WHAT YOU SHOULD DO: Below are some records; work out how many of their lines contain "code" and give the number only.

LISTED ENTRIES:
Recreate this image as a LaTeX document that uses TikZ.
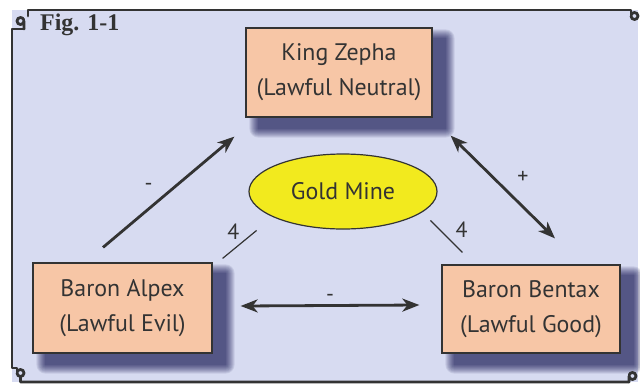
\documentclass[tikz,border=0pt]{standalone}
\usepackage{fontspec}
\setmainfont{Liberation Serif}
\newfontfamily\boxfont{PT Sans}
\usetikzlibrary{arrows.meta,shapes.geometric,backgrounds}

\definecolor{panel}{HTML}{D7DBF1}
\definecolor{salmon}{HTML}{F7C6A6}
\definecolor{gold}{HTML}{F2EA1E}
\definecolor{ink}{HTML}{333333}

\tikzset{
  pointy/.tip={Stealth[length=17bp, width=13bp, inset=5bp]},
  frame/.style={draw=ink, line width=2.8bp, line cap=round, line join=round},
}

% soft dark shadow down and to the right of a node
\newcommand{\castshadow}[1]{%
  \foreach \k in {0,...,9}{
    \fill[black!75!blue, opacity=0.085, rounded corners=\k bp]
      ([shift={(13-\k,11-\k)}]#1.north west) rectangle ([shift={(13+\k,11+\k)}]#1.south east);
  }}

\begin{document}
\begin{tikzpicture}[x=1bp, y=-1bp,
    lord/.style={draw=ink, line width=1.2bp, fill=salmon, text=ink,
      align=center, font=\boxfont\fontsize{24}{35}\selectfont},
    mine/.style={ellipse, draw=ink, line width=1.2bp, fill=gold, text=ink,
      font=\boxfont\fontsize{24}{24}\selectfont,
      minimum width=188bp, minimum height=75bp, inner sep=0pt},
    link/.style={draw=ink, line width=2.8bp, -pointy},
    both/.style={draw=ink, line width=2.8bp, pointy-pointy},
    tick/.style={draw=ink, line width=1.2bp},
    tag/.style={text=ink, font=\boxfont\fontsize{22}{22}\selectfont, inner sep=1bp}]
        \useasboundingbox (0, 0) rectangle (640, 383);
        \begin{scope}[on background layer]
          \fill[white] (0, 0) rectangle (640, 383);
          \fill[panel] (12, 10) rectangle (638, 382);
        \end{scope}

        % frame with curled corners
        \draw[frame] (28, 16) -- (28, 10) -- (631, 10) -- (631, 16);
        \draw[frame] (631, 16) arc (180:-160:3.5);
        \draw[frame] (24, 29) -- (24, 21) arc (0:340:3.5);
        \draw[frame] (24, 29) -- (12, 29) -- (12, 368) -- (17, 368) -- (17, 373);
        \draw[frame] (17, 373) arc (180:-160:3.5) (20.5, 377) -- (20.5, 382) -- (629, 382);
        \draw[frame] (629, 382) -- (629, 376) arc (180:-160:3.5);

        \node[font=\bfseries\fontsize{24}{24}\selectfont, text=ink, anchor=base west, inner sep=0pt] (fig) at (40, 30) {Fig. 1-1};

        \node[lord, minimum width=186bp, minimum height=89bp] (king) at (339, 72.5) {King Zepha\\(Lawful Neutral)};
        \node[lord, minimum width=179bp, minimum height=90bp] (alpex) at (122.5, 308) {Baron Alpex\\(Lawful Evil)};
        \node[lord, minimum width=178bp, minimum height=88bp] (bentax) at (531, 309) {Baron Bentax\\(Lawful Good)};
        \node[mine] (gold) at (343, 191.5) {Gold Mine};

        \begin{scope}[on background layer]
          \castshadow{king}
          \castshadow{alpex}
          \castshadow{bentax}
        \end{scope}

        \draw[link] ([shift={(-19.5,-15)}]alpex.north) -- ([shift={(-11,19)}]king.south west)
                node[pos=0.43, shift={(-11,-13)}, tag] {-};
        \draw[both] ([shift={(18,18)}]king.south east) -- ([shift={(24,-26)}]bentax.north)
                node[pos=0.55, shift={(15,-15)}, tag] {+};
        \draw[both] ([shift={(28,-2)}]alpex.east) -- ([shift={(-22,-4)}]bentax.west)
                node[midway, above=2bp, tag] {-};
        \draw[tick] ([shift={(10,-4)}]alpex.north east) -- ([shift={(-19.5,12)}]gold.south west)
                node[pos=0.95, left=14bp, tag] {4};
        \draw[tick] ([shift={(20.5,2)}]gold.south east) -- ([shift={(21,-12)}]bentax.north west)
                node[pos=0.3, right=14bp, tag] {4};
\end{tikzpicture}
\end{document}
* * *
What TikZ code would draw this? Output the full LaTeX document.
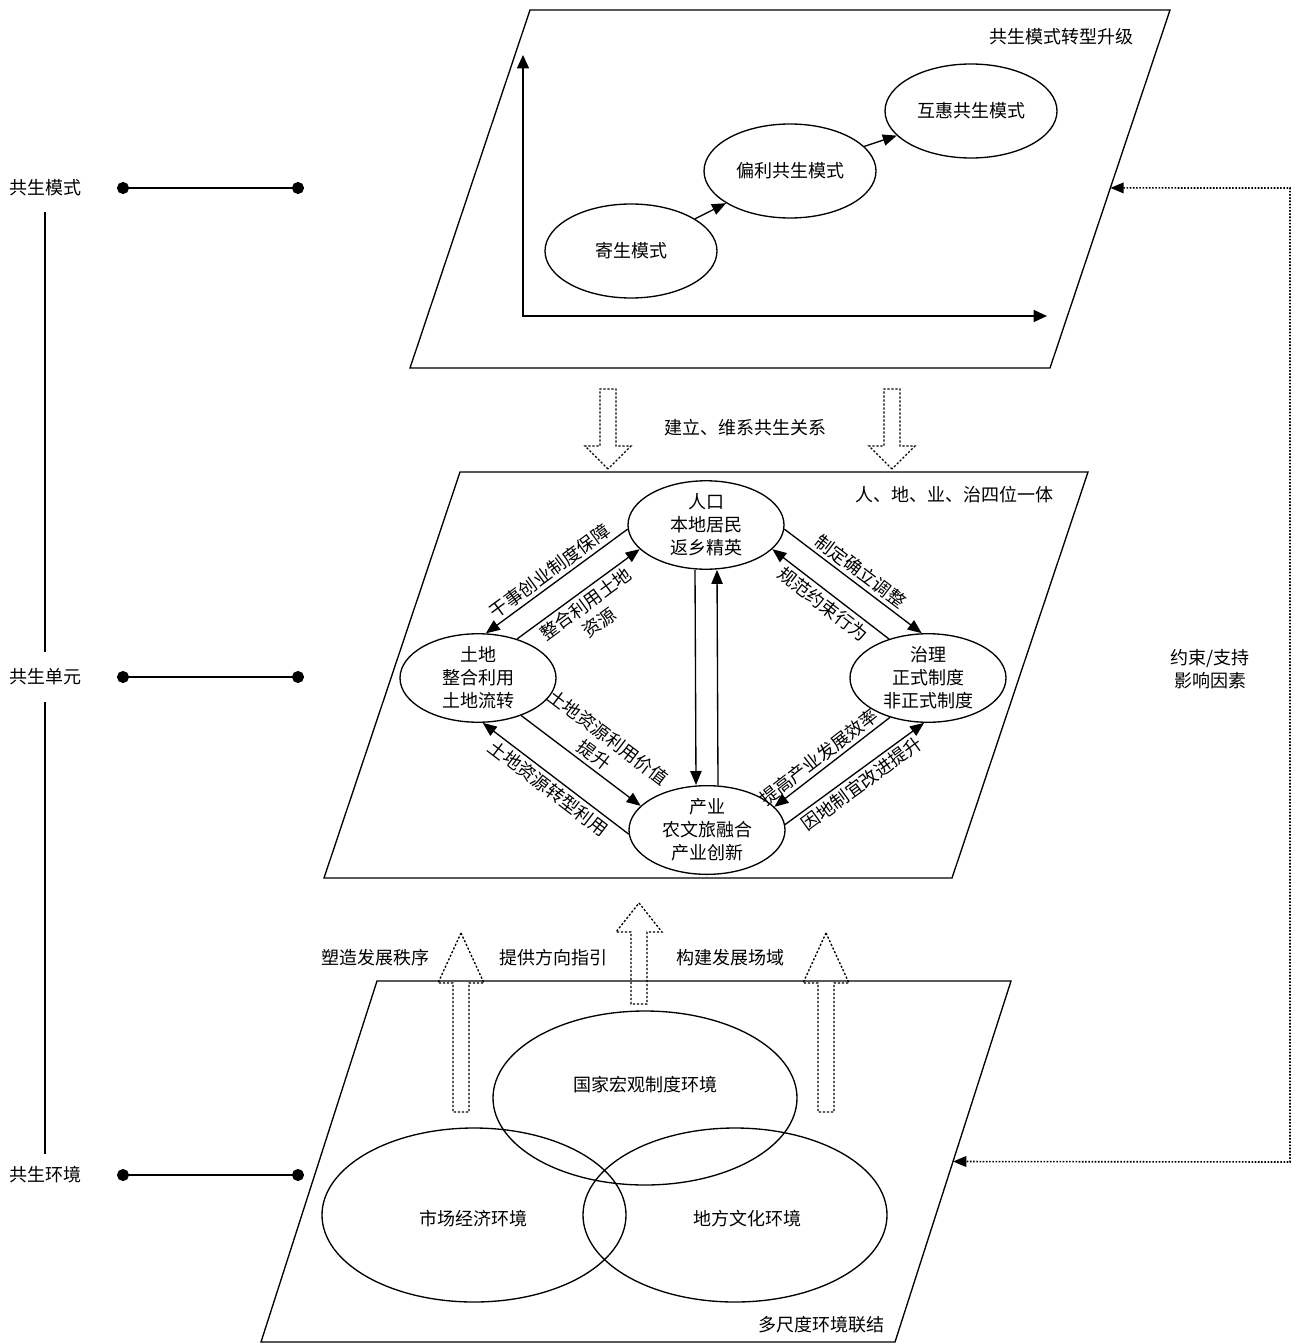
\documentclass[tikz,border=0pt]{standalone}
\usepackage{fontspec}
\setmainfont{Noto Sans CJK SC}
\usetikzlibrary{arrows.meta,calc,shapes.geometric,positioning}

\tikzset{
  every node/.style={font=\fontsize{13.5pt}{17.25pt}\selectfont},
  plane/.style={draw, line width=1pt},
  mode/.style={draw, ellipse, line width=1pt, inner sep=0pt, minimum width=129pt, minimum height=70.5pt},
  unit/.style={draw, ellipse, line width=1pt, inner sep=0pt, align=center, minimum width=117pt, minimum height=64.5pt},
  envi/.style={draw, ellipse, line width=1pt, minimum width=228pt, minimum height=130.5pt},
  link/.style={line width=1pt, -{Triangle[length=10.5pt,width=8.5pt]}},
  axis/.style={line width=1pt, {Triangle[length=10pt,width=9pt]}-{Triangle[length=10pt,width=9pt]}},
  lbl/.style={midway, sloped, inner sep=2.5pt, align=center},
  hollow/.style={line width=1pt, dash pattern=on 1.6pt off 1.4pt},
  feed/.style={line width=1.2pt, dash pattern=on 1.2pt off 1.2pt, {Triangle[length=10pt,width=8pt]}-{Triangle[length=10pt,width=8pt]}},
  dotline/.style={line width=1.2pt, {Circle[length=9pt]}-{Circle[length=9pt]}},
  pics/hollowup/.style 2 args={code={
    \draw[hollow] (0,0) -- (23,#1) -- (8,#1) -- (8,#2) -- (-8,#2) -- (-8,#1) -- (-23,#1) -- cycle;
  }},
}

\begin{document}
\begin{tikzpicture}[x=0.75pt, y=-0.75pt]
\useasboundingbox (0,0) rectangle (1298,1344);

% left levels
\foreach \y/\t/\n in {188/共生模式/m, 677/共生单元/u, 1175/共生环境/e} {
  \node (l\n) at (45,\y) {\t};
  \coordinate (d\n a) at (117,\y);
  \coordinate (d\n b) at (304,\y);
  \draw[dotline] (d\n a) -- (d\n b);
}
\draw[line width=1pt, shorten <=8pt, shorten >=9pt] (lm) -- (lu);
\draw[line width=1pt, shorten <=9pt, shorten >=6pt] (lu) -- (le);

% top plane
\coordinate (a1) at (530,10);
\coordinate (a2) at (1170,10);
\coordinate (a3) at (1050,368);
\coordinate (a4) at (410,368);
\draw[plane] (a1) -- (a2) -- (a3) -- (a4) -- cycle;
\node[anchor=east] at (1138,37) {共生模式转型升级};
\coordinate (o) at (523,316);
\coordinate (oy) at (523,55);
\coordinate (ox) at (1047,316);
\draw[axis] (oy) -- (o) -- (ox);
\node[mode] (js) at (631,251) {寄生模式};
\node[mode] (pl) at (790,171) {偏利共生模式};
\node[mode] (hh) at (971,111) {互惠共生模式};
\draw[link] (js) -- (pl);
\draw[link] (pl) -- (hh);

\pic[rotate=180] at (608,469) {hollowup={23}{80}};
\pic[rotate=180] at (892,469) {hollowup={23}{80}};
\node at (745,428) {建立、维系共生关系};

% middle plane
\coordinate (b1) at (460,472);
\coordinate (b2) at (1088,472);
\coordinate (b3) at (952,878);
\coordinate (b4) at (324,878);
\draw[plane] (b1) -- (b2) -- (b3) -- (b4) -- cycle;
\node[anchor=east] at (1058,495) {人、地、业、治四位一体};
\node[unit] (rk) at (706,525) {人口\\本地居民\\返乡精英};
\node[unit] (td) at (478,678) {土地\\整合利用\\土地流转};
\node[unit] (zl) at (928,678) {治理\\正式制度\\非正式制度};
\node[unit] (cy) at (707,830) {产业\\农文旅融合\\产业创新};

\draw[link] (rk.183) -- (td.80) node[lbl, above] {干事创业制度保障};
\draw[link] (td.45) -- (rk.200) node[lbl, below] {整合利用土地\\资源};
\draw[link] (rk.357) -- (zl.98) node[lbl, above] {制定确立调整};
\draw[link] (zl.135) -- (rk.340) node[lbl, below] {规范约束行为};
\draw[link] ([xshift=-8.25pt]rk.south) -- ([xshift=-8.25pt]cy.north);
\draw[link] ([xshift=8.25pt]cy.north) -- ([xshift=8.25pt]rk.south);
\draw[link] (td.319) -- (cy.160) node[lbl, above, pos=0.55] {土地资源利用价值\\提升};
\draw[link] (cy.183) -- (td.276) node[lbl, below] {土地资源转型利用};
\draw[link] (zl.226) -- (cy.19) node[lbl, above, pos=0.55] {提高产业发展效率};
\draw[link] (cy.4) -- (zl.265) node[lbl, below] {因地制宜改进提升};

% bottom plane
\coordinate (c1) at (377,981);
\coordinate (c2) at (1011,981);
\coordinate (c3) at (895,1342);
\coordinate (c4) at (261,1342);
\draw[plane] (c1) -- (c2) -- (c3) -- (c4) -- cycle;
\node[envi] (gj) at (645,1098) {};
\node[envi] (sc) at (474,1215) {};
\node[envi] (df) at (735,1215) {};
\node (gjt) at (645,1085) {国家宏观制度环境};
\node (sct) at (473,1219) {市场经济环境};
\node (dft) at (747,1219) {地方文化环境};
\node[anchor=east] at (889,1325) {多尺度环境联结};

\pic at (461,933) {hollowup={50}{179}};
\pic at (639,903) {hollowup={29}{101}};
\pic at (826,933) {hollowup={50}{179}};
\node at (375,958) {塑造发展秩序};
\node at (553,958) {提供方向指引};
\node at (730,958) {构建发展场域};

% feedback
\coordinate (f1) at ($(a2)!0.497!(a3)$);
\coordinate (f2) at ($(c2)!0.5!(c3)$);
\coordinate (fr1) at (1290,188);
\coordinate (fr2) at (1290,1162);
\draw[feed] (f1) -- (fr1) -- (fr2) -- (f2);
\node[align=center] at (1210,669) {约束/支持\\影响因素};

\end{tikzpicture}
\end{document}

ANSWER TO THIS TASK: 2